PalamaraLab / PrepareDecoding

Tool to compute decoding quantities
GNU General Public License v3.0
0 stars 0 forks source link

Understanding CSFS Samples and Discretization in ASMC's Prepare Decoding Tool #13

Open 7JVST opened 8 months ago

7JVST commented 8 months ago

Hi there,

I'm using the C++ compiled version of Prepare Decoding to create decoding quantities files for fastSMC, focusing on analyzing IBD segments. I've got demo files from ASMC_data and frequency files made from my own dataset including 1600 samples and around 500,000 variants. I used disc file from the one included in package "input30-100-2000.disc".

When I tried setting 'CSFSsamples=1600' to match the sample count, I ran into a memory issue causing a core dump. However, lowering 'CSFSsamples' to 300 fixed the problem.

I'm curious about the actual meaning of 'CSFS samples' counts. Do they need to match the sample count in the frequency file or the '.haps', '.samples', and '.map' files which will be used in fastSMC analysis later (n = 1600)? Also, is there a maximum limit for 'CSFS samples' counts?

Additionally, I'd like to know how to define my own number of quantiles for discretization in the C++ version.
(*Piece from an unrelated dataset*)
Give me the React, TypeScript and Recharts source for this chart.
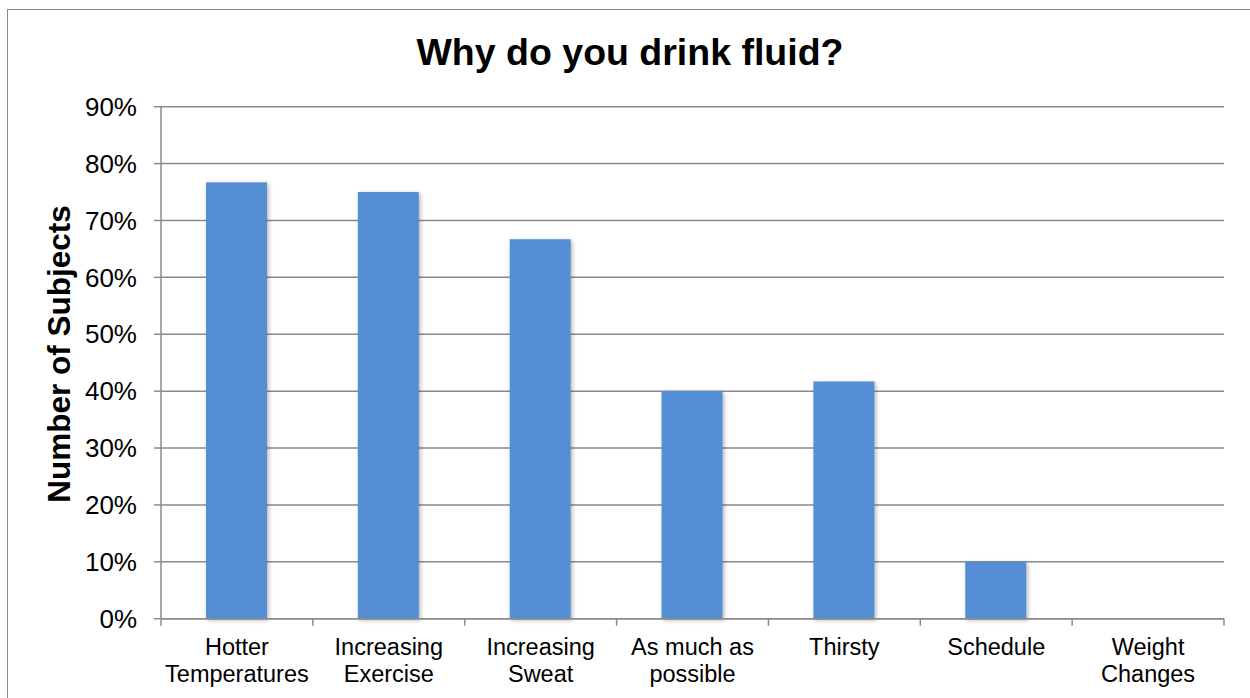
import React from "react";
import { Bar, BarChart, CartesianGrid, XAxis, YAxis } from "recharts";

// categories and values ("\n" marks where the label wraps)
const categories = [
  "Hotter\nTemperatures",
  "Increasing\nExercise",
  "Increasing\nSweat",
  "As much as\npossible",
  "Thirsty",
  "Schedule",
  "Weight\nChanges",
];
const shares = [0.767, 0.75, 0.667, 0.4, 0.417, 0.1, 0];
const yTicks = [0, 0.1, 0.2, 0.3, 0.4, 0.5, 0.6, 0.7, 0.8, 0.9];

const data = categories.map((name, i) => ({ name, share: shares[i] }));

const FONT = '"Liberation Sans", Arial, Helvetica, sans-serif';
const AXIS_GRAY = "#8a8a8a";
const BAR_BLUE = "#558ed5";
const TICK_SIZE = 7;
const TICK_MARGIN = 13;

// label plus the Excel-style tick marks on the category boundaries
function CategoryTick(props: any) {
  const { x, y, payload, index, visibleTicksCount, width } = props;
  const half =
    payload && typeof payload.offset === "number" && payload.offset > 0
      ? payload.offset
      : width / visibleTicksCount / 2;
  const lines = String(payload.value).split("\n");
  const top = y - TICK_MARGIN - TICK_SIZE;
  const bottom = y - TICK_MARGIN;
  const isLast = index === visibleTicksCount - 1;
  return (
    <g>
      <line x1={x - half} x2={x - half} y1={top} y2={bottom} stroke={AXIS_GRAY} strokeWidth={1.5} />
      {isLast && (
        <line x1={x + half} x2={x + half} y1={top} y2={bottom} stroke={AXIS_GRAY} strokeWidth={1.5} />
      )}
      <text x={x} y={y} textAnchor="middle" fontSize={23.5} fontFamily={FONT} fill="#000">
        {lines.map((line, i) => (
          <tspan key={i} x={x} dy={i === 0 ? "0.71em" : 26.5}>
            {line}
          </tspan>
        ))}
      </text>
    </g>
  );
}

function ShadowBar(props: any) {
  const { x, y, width, height, fill } = props;
  if (!height || height <= 0) return null;
  return (
    <rect
      x={x}
      y={y}
      width={width}
      height={height}
      fill={fill}
      filter="url(#barShadow)"
    />
  );
}

export default function App() {
  return (
    <div
      style={{
        position: "fixed",
        left: 0,
        top: 0,
        width: 1250,
        height: 698,
        overflow: "hidden",
        background: "#fff",
        fontFamily: FONT,
      }}
    >
      <svg width={0} height={0} style={{ position: "absolute" }}>
        <defs>
          <filter id="barShadow" x="-20%" y="-20%" width="140%" height="140%">
            <feDropShadow dx="1.5" dy="1.5" stdDeviation="2" floodColor="#000" floodOpacity="0.3" />
          </filter>
        </defs>
      </svg>

      <div
        style={{
          position: "absolute",
          left: 7,
          top: 9,
          width: 1270,
          height: 720,
          border: `1.5px solid ${AXIS_GRAY}`,
        }}
      />

      <div
        style={{
          position: "absolute",
          left: 0,
          width: 1260,
          top: 34,
          lineHeight: "37.5px",
          fontSize: 37.5,
          fontWeight: "bold",
          textAlign: "center",
          color: "#000",
          whiteSpace: "nowrap",
        }}
      >
        Why do you drink fluid?
      </div>

      <div
        style={{
          position: "absolute",
          left: 60,
          top: 354,
          transform: "translate(-50%, -50%) rotate(-90deg)",
          fontSize: 31.5,
          lineHeight: "31.5px",
          fontWeight: "bold",
          color: "#000",
          whiteSpace: "nowrap",
        }}
      >
        Number of Subjects
      </div>

      <div style={{ position: "absolute", left: 0, top: 0 }}>
        <BarChart
          width={1250}
          height={698}
          data={data}
          margin={{ top: 106.7, right: 26, bottom: 0, left: 0 }}
          barSize={61}
        >
          <CartesianGrid
            vertical={false}
            stroke={AXIS_GRAY}
            strokeWidth={1.5}
          />
          <XAxis
            dataKey="name"
            height={79.3}
            interval={0}
            tickLine={false}
            axisLine={{ stroke: AXIS_GRAY, strokeWidth: 1.5 }}
            tickSize={TICK_SIZE}
            tickMargin={TICK_MARGIN}
            tick={<CategoryTick />}
          />
          <YAxis
            width={161}
            domain={[0, 0.9]}
            ticks={yTicks}
            interval={0}
            tickSize={7}
            tickMargin={17}
            tickFormatter={(v: number) => `${Math.round(v * 100)}%`}
            tick={{ fontSize: 26, fill: "#000", fontFamily: FONT }}
            tickLine={{ stroke: AXIS_GRAY, strokeWidth: 1.5 }}
            axisLine={{ stroke: AXIS_GRAY, strokeWidth: 1.5 }}
          />
          <Bar
            dataKey="share"
            fill={BAR_BLUE}
            shape={<ShadowBar />}
            isAnimationActive={false}
          />
        </BarChart>
      </div>
    </div>
  );
}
I noticed Python version allows user to define discretization like this: discretization=[[30.0, 15], [100.0, 15], 39]. Can you tell me how to do this in the C++ version?

fcooper8472 commented 8 months ago

Hi,

The CSFS samples parameter is used in the model to compute some probabilities in the HMM and there isn't much of a benefit to setting it to more than 300. Larger values also lead to higher computational costs, so best to just set it to 300.

Re: discretization, that syntax is only available through the preparedecoding Python tool: https://pypi.org/project/asmc-preparedecoding/

See example here: https://github.com/PalamaraLab/ASMC_dev/blob/main/notebooks/asmc_w_decodingquant.ipynb

There currently isn't a C++ implementation available.